Bond length alternation of π-conjugated polymers predicted by the Fermi-Löwdin orbital self-interaction correction

π-conjugated polymers have found practical applications in various fields, in part due to the high delocalization of electrons through the polymer axis. For electronic structure methods (ESMs), the correct description of the delocalization level can be characterized by the bond length difference between multiple and single bonds, or bond length alternation (BLA), and is a critical test for electron correlation effects and removal of self-interaction error.

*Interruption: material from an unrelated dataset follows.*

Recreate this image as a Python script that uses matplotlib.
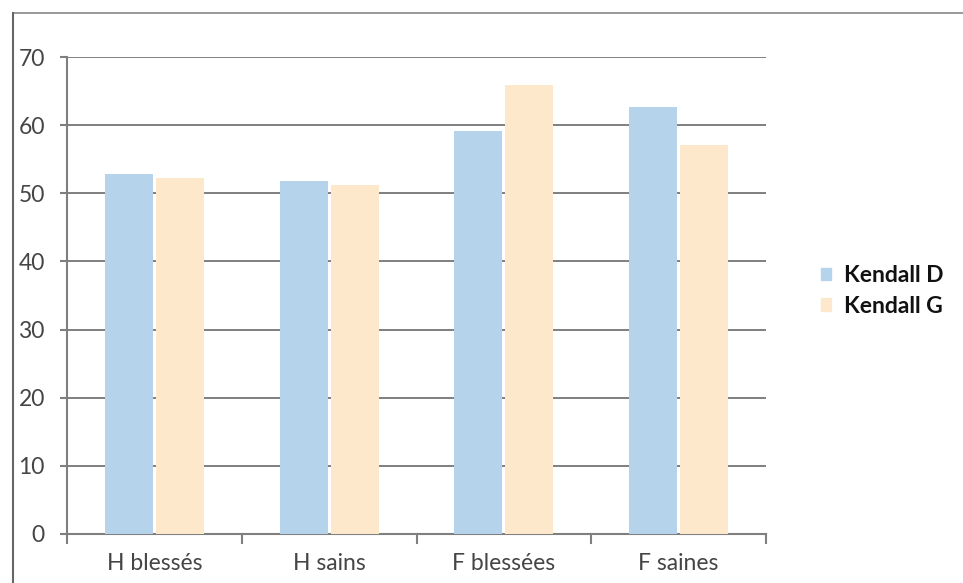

The accurate theoretical determination of the BLA remains a significant challenge for traditional ESMs, such as density functional theory (DFT). Here, the BLAs of five oligomers are analyzed using the Fermi-Löwdin orbital self-interaction correction (FLOSIC) method, which was proposed as a tool to remove one-electron self-interaction from approximate DFT. The BLAs for oligomers of increasing length were extrapolated to the polymer limit and compared to DFT and MP2 results. To analyze the delocalization level predicted by each method, the Natural Bond Orbital analysis was used to quantify the deviation of the relaxed structures from the ideal Lewis structures. Our results reveal that the FLOSIC improves the calculated BLA over LSDA and PBE, but it tends to overcorrect, in line with observations for other properties.